Speaker
Description
The destructive re-entry analysis of spacecraft traditionally focuses on satellites not designed to survive atmospheric re-entry at their end of life. However, the increasing development of vehicles intended to withstand controlled atmospheric re-entry, such as the LEO Cargo Return System (LCRS), Space Rider, and the Entry, Descent and Landing Module (EDLM) of the ExoMars Rosalind Franklin Mission (RFM), introduces new challenges for compliance with Space Debris Mitigation requirements. These systems, while engineered to survive nominal controlled re-entry conditions, must also be assessed for destructive re-entry scenarios in contingency cases to compute the total casualty risk, using DRAMA/SARA tool.
Compared with conventional satellites, re-entry vehicles are way more complex to model as their aerodynamic shapes are optimized for atmospheric re-entry, typically including curved aeroshells and protected by Thermal Protection Systems (TPS) composed of multiple specialized materials arranged in layered tiles and attached to structural components of the aeroshell. These characteristics contrast with the simpler geometries and material typically used and available to represent spacecrafts in DRAMA/SARA.
Two major modelling challenges arise in this context.

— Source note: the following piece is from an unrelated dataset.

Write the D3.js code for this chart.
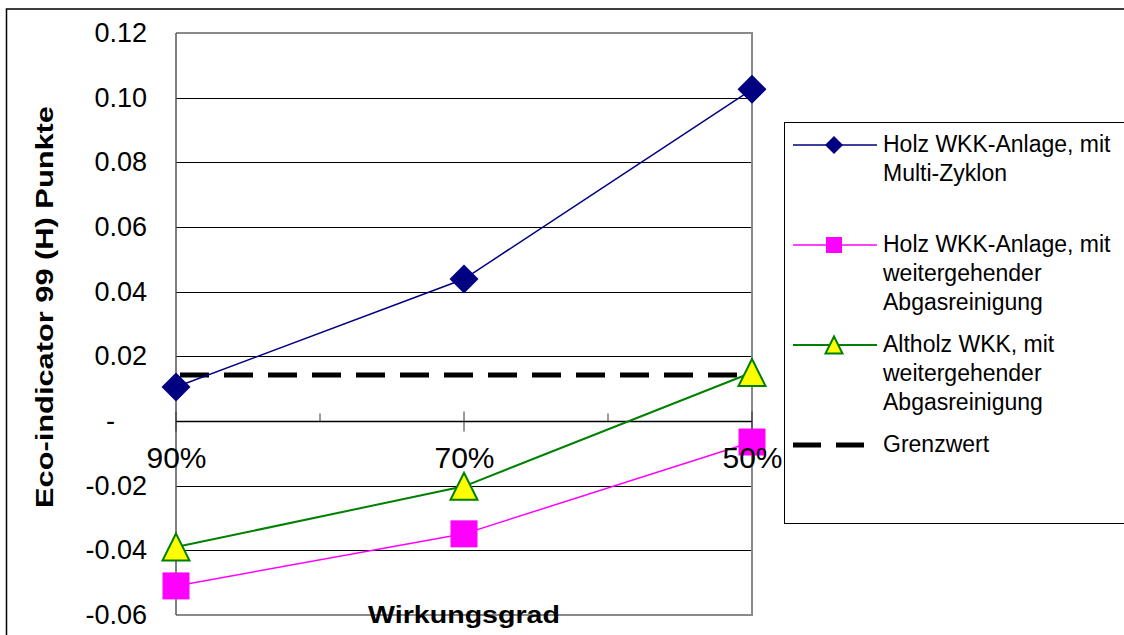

First, the geometric representation of such complex spacecraft must be achieved within the constraints of DRAMA/SARA, which only allows a limited set of primitive shapes (boxes, cylinders, rings, spheres, and cones). Accurately reproducing the aerodynamic and ballistic properties of capsule-like vehicles therefore requires careful decomposition of the spacecraft into simplified geometrical elements (e.g. through panelisation) while maintaining representative physical behavior. Second, the modelling of TPS materials and their attachment to the Aeroshell and the inner parts of the spacecraft presents additional difficulties as TPS tiles are made of advanced composite or ablative materials with thermal and mechanical properties that differ significantly from conventional spacecraft materials.

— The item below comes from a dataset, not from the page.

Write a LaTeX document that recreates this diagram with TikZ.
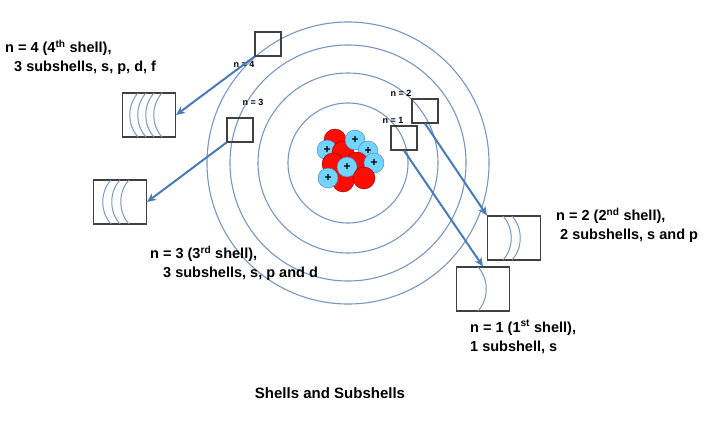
\documentclass[tikz,border=0pt]{standalone}
\usepackage{fontspec}
\setmainfont{Liberation Sans}
\usetikzlibrary{arrows.meta,positioning}
\definecolor{steel}{RGB}{70,125,185}
\definecolor{ring}{RGB}{120,150,195}
\tikzset{
  shell/.style={draw=ring, line width=1.1pt},
  smallbox/.style={draw=black!75, line width=1.1pt, minimum width=26pt, minimum height=24pt, inner sep=0pt},
  subbox/.style={draw=black!75, line width=1.1pt, minimum width=53pt, minimum height=44pt, inner sep=0pt},
  subarc/.style={draw=ring, line width=1pt},
  link/.style={draw=steel, line width=2pt, -{Stealth[length=9pt,width=8pt]}},
  proton/.style={circle, fill=blue!30!cyan!55, draw=steel, inner sep=0pt, minimum size=20pt, font=\bfseries\large},
  neutron/.style={circle, fill=red!90!orange, draw=red!55!black, inner sep=0pt, minimum size=22pt},
  lbl/.style={font=\bfseries\fontsize{14.5}{19}\selectfont, align=left, anchor=north west, inner sep=0pt},
  tiny/.style={font=\bfseries\fontsize{9}{10}\selectfont, inner sep=0pt}
}
\begin{document}
\begin{tikzpicture}[x=1pt,y=-1pt]
  \useasboundingbox (0,0) rectangle (720,439);
  % shells
  \foreach \r in {60,90,118,141}
    \draw[shell] (348,163) circle[radius=\r];
  % nucleus
  \node[neutron] (nu1) at (335,140) {};
  \node[proton] (pr1) at (327,150) {+};
  \node[neutron] (nu2) at (343,152) {};
  \node[proton] (pr2) at (355,140) {+};
  \node[proton] (pr3) at (368,151) {+};
  \node[neutron] (nu3) at (333,164) {};
  \node[neutron] (nu4) at (357,163) {};
  \node[proton] (pr4) at (374,163) {+};
  \node[neutron] (nu5) at (343,181) {};
  \node[proton] (pr5) at (328,178) {+};
  \node[proton] (pr6) at (347,167) {+};
  \node[neutron] (nu6) at (364,178) {};
  % small boxes on the shells
  \node[smallbox] (s4) at (268,44) {};
  \node[smallbox] (s3) at (240,130) {};
  \node[smallbox] (s2) at (425,111) {};
  \node[smallbox] (s1) at (404,138) {};
  \node[tiny] (t4) at (244,64) {n = 4};
  \node[tiny] (t3) at (253,102) {n = 3};
  \node[tiny] (t2) at (401,93) {n = 2};
  \node[tiny] (t1) at (393,120) {n = 1};
  % subshell boxes
  \node[subbox] (b4) at (149,115) {};
  \node[subbox] (b3) at (120,202) {};
  \node[subbox] (b2) at (514,238) {};
  \node[subbox] (b1) at (483,289) {};
  \foreach \p in {130,138,146,154}
    \draw[subarc] (\p+8,93) .. controls (\p-3,105) and (\p-3,125) .. (\p+8,137);
  \foreach \p in {103,112,121}
    \draw[subarc] (\p+8,180) .. controls (\p-3,192) and (\p-3,212) .. (\p+8,224);
  \foreach \p in {511,520}
    \draw[subarc] (\p-8,216) .. controls (\p+3,228) and (\p+3,248) .. (\p-8,260);
  \draw[subarc] (478,267) .. controls (489,279) and (489,299) .. (478,311);
  % arrows
  \draw[link] (s4.south west) -- (b4.east);
  \draw[link] (s3.south west) -- (b3.east);
  \draw[link] (s2.south) -- (b2.north west);
  \draw[link] (s1.south) -- (b1.north);
  % labels
  \node[lbl] (l4) at (5,40) {n = 4 (4\textsuperscript{th} shell),\\\hspace{9pt}3 subshells, s, p, d, f};
  \node[lbl] (l3) at (150,246) {n = 3 (3\textsuperscript{rd} shell),\\\hspace{13pt}3 subshells, s, p and d};
  \node[lbl] (l2) at (556,208) {n = 2 (2\textsuperscript{nd} shell),\\\hspace{4pt}2 subshells, s and p};
  \node[lbl] (l1) at (470,320) {n = 1 (1\textsuperscript{st} shell),\\1 subshell, s};
  \node[font=\bfseries\fontsize{15}{19}\selectfont] (title) at (330,393) {Shells and Subshells};
\end{tikzpicture}
\end{document}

To address these challenges, the TAS-I Space Debris team developed innovative modelling approaches to adapt DRAMA/SARA analyses to these complex systems and push the limits of the tool. The proposed methods aim to construct representative spacecraft models that preserve key aerodynamic characteristics and ballistic properties while remaining compatible with the tool’s geometric constraints. Particular attention is given to the modelling of TPS to ensure realistic predictions of fragmentation and demise behavior. In some cases, trade-offs are required between geometric fidelity and other parameters, depending on the project and its specificities; however, the resulting models enable reliable assessments of ground casualty risk and re-entry survivability.
This presentation will describe the progressive methodology developed by TAS-I team when first modelling these re-entry vehicles using DRAMA/SARA. It will outline the main challenges encountered while studying the re-entry of these specific vehicles, the modelling rules adopted to ensure consistency with the software framework, and the practical solutions implemented to improve the representativeness of the analyses. Case studies from LCRS, Space Rider, and ExoMars EDLM destructive re-entry assessments will illustrate the approach for different context. Finally, key lessons learned will be presented as well as recommendations for efficiently modelling complex re-entry vehicles within DRAMA/SARA. These insights aim to support future industrial and institutional studies requiring accurate destructive re-entry analyses for next-generation return vehicles and planetary entry systems.